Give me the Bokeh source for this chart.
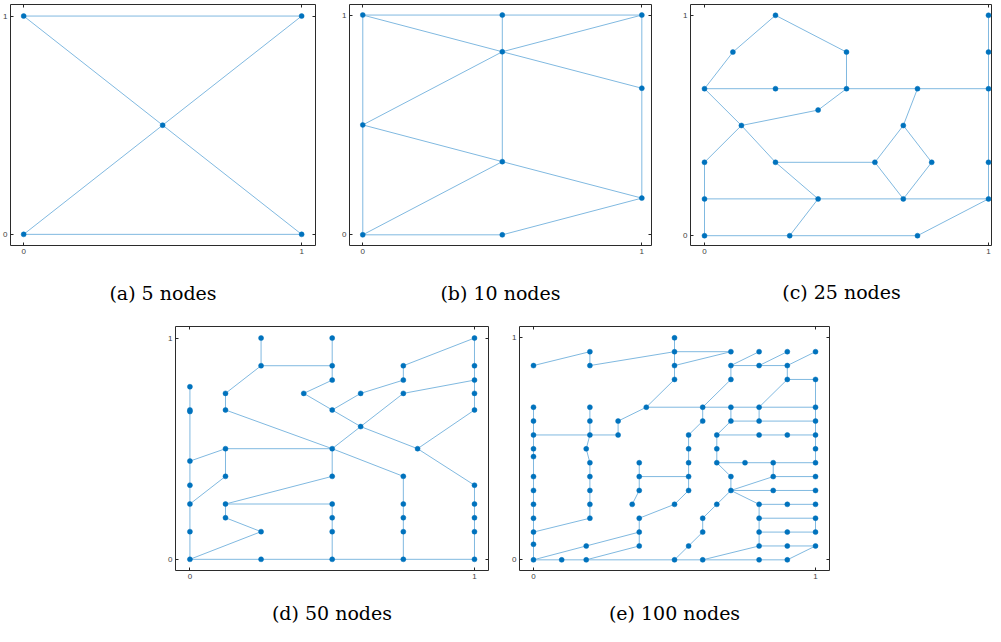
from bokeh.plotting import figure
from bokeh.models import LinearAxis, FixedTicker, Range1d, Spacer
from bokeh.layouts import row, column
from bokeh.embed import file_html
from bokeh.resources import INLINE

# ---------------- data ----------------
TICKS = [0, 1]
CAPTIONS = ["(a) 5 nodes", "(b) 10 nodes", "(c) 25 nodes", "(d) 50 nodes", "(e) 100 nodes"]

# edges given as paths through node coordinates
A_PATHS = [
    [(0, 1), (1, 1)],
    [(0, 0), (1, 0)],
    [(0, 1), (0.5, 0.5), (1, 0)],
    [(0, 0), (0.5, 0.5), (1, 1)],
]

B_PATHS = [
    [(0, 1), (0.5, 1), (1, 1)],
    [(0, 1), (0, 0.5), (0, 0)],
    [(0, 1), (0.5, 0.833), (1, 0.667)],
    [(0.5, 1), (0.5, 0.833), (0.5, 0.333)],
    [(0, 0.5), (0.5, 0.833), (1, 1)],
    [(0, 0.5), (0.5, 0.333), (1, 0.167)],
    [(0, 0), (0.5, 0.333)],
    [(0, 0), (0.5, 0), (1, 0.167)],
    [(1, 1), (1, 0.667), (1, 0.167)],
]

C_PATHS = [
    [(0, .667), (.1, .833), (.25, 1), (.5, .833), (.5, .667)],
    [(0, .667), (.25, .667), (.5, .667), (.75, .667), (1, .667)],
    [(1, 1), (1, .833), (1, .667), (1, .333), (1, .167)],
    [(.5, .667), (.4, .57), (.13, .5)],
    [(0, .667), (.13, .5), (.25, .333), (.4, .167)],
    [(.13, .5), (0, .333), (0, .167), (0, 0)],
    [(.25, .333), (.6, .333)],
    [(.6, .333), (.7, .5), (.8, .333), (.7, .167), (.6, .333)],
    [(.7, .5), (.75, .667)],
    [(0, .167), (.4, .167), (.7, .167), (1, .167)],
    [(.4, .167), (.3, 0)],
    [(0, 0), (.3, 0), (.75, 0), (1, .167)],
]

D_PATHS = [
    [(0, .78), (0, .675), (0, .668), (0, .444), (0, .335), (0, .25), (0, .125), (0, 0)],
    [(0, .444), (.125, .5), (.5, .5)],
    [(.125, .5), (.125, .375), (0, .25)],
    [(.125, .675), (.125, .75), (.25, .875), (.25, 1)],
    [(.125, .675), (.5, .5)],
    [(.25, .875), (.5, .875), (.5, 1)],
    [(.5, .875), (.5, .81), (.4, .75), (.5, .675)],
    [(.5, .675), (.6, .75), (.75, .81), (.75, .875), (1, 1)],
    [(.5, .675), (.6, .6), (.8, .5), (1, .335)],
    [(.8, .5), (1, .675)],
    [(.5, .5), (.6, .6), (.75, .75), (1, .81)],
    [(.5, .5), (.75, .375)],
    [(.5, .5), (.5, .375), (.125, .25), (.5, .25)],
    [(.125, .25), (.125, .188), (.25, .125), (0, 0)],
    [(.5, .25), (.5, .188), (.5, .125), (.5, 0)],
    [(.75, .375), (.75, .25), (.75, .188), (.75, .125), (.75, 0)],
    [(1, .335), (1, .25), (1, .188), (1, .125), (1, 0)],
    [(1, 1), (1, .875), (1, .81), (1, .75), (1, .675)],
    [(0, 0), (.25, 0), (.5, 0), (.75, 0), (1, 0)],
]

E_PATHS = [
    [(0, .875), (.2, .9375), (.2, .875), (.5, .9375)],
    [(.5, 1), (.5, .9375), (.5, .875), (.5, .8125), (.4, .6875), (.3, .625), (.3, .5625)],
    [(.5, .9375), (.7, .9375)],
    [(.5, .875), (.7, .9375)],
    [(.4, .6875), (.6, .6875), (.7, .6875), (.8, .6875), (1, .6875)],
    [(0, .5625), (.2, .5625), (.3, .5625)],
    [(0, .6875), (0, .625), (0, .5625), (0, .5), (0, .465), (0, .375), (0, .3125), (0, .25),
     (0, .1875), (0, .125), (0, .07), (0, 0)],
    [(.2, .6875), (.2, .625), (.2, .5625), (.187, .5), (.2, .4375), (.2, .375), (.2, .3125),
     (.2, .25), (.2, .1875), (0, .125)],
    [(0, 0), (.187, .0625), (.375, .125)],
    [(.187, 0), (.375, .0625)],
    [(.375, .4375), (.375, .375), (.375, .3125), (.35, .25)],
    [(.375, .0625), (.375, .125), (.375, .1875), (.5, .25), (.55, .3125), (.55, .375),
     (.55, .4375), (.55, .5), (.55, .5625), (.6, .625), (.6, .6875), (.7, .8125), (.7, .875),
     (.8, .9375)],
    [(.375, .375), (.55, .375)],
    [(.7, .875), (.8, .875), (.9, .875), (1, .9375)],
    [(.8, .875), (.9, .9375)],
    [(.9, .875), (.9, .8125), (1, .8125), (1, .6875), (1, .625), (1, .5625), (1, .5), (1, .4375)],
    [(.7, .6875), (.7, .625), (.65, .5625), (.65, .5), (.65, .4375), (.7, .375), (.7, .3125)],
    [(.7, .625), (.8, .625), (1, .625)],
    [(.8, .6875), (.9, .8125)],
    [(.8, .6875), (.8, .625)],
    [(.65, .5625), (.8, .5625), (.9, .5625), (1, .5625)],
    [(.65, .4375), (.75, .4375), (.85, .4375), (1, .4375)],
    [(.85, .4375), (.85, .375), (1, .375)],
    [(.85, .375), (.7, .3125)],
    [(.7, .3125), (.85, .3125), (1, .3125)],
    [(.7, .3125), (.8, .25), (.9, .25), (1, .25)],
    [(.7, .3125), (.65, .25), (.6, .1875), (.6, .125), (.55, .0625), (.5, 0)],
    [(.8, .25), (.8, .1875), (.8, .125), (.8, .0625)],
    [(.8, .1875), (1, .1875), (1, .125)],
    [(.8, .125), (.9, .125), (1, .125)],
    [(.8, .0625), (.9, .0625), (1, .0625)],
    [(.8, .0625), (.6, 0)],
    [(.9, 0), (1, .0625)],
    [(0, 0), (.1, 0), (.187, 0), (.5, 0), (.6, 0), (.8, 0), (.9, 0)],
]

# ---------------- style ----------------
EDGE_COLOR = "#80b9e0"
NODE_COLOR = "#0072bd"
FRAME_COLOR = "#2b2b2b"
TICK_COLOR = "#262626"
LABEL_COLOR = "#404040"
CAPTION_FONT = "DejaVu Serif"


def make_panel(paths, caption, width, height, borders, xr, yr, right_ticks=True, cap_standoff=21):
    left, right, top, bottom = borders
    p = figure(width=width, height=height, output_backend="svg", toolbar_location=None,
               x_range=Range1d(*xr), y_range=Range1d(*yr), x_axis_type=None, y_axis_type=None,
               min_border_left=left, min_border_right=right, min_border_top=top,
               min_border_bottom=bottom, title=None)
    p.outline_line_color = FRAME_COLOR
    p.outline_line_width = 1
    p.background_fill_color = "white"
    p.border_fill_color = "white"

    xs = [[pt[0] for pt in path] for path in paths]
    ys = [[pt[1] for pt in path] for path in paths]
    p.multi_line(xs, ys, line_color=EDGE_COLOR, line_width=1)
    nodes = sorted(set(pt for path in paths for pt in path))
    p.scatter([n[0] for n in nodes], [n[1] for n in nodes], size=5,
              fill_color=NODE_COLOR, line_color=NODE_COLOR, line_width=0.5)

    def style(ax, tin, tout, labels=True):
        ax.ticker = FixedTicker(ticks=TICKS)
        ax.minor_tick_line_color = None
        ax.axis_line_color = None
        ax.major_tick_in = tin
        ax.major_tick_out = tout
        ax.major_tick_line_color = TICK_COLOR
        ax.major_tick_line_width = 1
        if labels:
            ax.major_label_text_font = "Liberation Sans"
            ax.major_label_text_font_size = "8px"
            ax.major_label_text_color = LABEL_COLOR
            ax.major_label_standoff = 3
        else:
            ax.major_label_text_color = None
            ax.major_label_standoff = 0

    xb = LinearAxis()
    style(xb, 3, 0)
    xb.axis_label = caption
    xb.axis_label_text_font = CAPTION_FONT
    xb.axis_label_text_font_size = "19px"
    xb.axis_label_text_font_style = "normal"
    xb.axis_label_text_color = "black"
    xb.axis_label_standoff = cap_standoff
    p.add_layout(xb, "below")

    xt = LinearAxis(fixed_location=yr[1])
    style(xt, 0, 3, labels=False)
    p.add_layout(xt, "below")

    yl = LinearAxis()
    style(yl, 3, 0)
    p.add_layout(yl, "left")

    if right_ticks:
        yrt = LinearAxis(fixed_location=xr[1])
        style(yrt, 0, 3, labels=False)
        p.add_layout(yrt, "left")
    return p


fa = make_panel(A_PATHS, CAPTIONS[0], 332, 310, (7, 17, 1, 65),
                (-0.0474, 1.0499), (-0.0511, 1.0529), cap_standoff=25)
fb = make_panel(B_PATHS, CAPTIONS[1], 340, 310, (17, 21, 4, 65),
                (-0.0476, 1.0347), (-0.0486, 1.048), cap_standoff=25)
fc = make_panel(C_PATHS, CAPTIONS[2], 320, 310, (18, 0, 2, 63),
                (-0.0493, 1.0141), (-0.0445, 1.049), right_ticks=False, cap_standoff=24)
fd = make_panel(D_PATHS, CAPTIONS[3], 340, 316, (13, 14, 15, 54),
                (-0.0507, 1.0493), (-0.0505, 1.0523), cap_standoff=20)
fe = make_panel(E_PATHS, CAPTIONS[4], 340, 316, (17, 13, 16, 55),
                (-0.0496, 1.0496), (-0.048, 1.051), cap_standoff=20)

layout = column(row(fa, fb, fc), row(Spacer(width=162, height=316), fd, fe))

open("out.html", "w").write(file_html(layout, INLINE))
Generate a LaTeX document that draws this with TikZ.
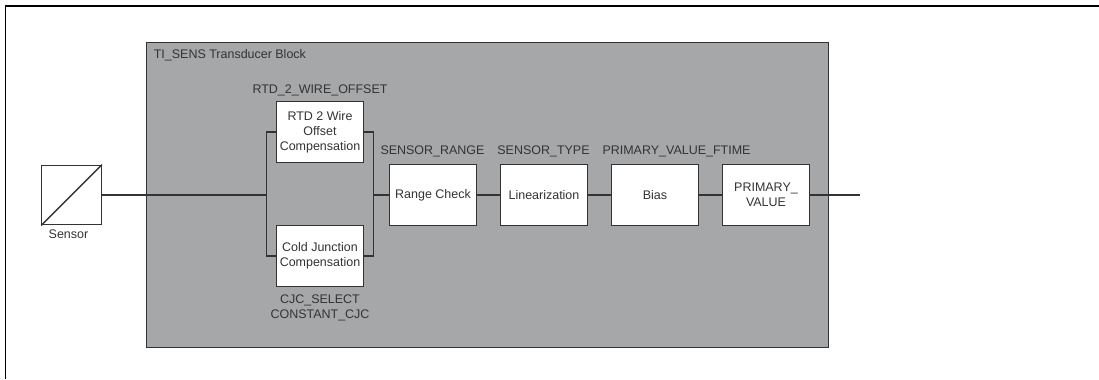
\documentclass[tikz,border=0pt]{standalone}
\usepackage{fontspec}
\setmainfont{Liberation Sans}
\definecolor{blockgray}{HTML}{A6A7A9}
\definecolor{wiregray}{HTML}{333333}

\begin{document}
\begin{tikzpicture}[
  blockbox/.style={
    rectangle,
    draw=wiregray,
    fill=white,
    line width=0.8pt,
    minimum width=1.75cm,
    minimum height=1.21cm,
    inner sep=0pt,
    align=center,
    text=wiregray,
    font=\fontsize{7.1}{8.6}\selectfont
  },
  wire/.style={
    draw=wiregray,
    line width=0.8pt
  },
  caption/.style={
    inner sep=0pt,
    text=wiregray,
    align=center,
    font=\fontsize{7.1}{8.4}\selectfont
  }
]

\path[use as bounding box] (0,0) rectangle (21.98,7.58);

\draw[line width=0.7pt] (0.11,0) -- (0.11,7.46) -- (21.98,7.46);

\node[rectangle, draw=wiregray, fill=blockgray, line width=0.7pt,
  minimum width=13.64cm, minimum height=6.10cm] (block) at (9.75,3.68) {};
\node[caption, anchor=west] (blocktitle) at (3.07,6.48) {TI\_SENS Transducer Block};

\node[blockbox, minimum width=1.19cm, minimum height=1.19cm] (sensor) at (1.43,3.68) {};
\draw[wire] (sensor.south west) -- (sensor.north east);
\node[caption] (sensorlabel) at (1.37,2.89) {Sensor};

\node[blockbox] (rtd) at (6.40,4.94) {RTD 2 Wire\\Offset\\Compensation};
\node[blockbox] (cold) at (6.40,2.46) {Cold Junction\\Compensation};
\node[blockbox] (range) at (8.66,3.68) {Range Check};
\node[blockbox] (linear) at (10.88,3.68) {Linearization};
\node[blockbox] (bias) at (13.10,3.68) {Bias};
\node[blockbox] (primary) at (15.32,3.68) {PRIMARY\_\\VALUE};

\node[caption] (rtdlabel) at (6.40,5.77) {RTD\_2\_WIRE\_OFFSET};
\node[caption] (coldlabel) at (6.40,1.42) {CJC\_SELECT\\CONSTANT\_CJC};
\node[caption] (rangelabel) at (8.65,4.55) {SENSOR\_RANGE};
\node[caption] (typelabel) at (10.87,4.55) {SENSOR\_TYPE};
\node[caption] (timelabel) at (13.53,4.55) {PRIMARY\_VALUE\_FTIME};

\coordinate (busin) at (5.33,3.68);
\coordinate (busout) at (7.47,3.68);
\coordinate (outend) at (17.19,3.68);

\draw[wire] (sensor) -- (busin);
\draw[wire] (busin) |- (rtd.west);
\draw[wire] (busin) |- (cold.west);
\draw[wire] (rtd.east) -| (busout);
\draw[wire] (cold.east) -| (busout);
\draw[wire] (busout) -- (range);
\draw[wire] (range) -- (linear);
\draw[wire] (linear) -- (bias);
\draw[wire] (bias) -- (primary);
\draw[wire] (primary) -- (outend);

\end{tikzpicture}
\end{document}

### WHAT THE TASK REQUIRES
Look above for the line containing "Generate a LaTeX", then write out every line from there down to the line containing "(sensorlabel) at (1.37,2.89)", that line included, with no pictures.

### RIGHT ANSWER
Generate a LaTeX document that draws this with TikZ.
\documentclass[tikz,border=0pt]{standalone}
\usepackage{fontspec}
\setmainfont{Liberation Sans}
\definecolor{blockgray}{HTML}{A6A7A9}
\definecolor{wiregray}{HTML}{333333}

\begin{document}
\begin{tikzpicture}[
  blockbox/.style={
    rectangle,
    draw=wiregray,
    fill=white,
    line width=0.8pt,
    minimum width=1.75cm,
    minimum height=1.21cm,
    inner sep=0pt,
    align=center,
    text=wiregray,
    font=\fontsize{7.1}{8.6}\selectfont
  },
  wire/.style={
    draw=wiregray,
    line width=0.8pt
  },
  caption/.style={
    inner sep=0pt,
    text=wiregray,
    align=center,
    font=\fontsize{7.1}{8.4}\selectfont
  }
]

\path[use as bounding box] (0,0) rectangle (21.98,7.58);

\draw[line width=0.7pt] (0.11,0) -- (0.11,7.46) -- (21.98,7.46);

\node[rectangle, draw=wiregray, fill=blockgray, line width=0.7pt,
  minimum width=13.64cm, minimum height=6.10cm] (block) at (9.75,3.68) {};
\node[caption, anchor=west] (blocktitle) at (3.07,6.48) {TI\_SENS Transducer Block};

\node[blockbox, minimum width=1.19cm, minimum height=1.19cm] (sensor) at (1.43,3.68) {};
\draw[wire] (sensor.south west) -- (sensor.north east);
\node[caption] (sensorlabel) at (1.37,2.89) {Sensor};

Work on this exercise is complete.